→ Dataset excerpt:
----

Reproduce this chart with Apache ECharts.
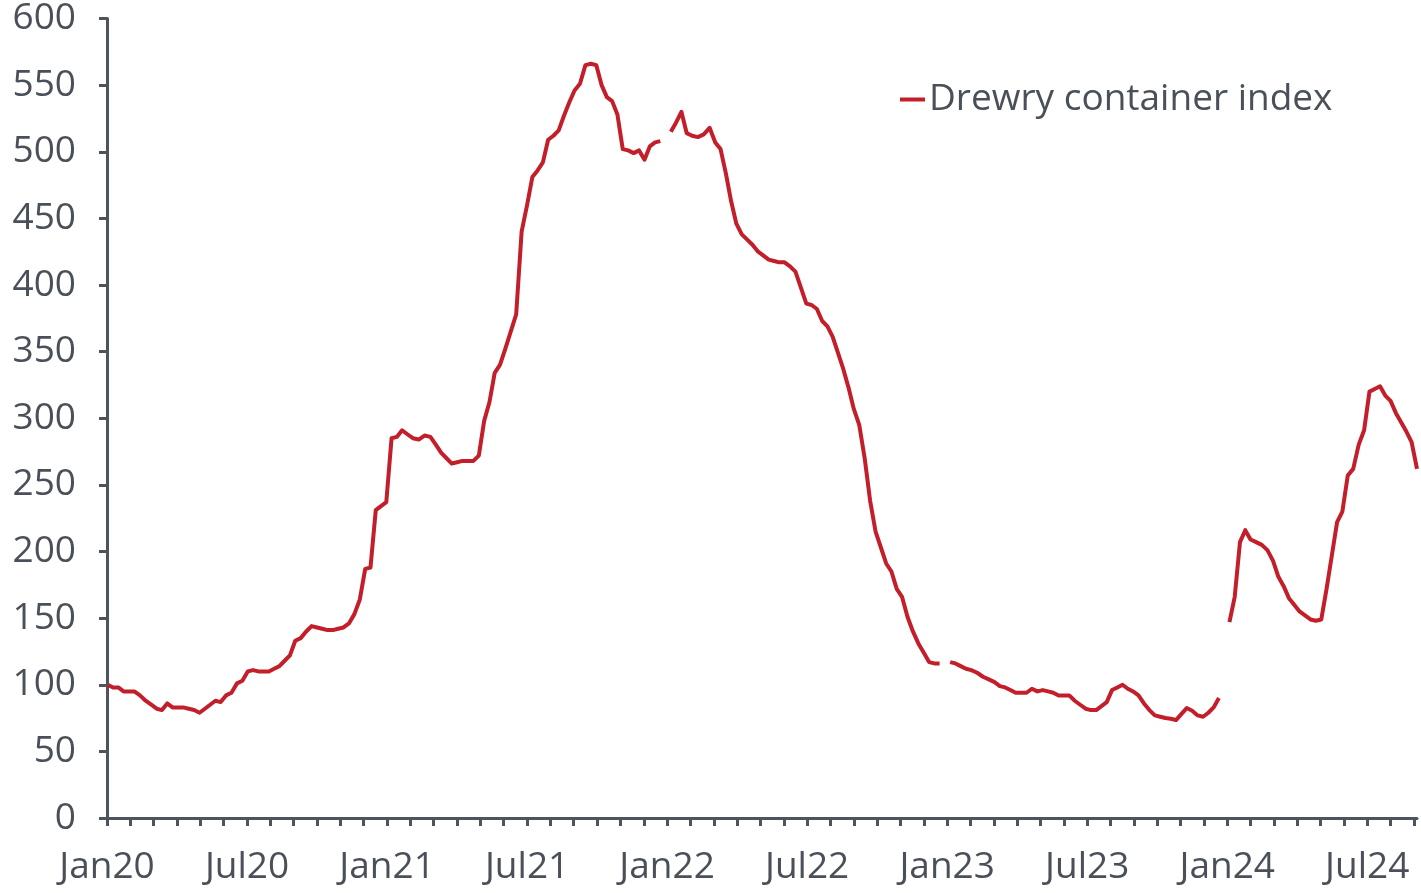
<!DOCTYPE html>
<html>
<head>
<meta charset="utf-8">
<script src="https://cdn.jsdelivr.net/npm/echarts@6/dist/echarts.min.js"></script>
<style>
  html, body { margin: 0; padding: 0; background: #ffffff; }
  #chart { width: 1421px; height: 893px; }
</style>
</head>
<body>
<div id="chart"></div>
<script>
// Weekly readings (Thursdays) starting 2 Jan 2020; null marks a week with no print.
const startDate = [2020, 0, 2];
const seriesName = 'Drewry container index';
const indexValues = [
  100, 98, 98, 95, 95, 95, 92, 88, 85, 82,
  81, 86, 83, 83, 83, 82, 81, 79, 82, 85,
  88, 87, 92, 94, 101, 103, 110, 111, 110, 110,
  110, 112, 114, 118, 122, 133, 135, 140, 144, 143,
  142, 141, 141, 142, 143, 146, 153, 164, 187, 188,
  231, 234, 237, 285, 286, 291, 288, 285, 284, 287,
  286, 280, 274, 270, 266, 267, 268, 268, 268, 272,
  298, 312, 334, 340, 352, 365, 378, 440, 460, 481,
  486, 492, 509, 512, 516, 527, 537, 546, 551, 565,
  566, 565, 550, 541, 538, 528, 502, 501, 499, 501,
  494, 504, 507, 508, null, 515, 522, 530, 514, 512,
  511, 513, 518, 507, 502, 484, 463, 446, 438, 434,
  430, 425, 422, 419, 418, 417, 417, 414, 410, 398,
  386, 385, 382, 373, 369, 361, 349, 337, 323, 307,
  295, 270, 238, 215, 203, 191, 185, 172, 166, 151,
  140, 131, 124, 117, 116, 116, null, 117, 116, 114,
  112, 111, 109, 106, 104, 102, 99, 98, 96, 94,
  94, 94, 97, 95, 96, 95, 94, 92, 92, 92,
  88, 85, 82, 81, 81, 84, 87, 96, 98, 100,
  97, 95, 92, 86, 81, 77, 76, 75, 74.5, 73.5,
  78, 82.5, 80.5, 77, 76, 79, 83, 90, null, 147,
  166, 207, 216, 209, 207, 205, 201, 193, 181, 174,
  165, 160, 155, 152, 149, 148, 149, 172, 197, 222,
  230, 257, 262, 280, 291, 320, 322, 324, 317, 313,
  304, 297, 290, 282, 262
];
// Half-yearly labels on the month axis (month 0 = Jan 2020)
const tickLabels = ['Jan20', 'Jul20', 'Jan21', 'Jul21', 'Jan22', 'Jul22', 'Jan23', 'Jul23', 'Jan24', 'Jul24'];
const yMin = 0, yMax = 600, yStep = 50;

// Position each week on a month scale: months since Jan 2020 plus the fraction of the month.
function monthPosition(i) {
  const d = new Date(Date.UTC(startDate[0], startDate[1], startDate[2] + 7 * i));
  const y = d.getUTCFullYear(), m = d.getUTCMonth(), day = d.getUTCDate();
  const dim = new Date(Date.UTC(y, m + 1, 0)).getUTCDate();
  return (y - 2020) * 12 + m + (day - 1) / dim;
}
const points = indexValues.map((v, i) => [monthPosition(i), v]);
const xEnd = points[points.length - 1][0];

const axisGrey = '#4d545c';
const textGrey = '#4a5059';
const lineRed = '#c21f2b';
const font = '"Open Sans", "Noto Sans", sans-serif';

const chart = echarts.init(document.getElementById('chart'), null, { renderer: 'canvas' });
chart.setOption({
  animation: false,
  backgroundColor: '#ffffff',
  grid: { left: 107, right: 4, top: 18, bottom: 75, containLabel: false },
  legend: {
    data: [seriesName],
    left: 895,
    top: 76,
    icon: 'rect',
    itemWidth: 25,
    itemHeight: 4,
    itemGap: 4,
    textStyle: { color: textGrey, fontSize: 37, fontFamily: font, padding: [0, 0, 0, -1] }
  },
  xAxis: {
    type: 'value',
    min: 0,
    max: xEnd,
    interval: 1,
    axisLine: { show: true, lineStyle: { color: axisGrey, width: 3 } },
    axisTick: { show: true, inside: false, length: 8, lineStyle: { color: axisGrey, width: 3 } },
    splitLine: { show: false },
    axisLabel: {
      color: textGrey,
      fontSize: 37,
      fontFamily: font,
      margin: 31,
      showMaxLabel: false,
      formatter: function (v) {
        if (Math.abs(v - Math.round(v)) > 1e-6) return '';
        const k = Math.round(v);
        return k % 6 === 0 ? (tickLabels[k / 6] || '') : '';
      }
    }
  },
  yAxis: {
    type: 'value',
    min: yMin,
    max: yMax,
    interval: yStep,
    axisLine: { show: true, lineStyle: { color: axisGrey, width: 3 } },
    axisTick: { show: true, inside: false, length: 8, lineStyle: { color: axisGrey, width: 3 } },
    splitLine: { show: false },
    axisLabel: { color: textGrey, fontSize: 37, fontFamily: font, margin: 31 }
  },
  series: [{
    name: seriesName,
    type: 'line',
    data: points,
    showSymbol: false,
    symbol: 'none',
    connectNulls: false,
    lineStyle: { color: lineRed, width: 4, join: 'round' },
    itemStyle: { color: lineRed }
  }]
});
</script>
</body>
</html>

----

→ Task directions:
Using the listing above, locate the lines that hold "with" and copy each one.

→ Full response:
Reproduce this chart with Apache ECharts.
// Weekly readings (Thursdays) starting 2 Jan 2020; null marks a week with no print.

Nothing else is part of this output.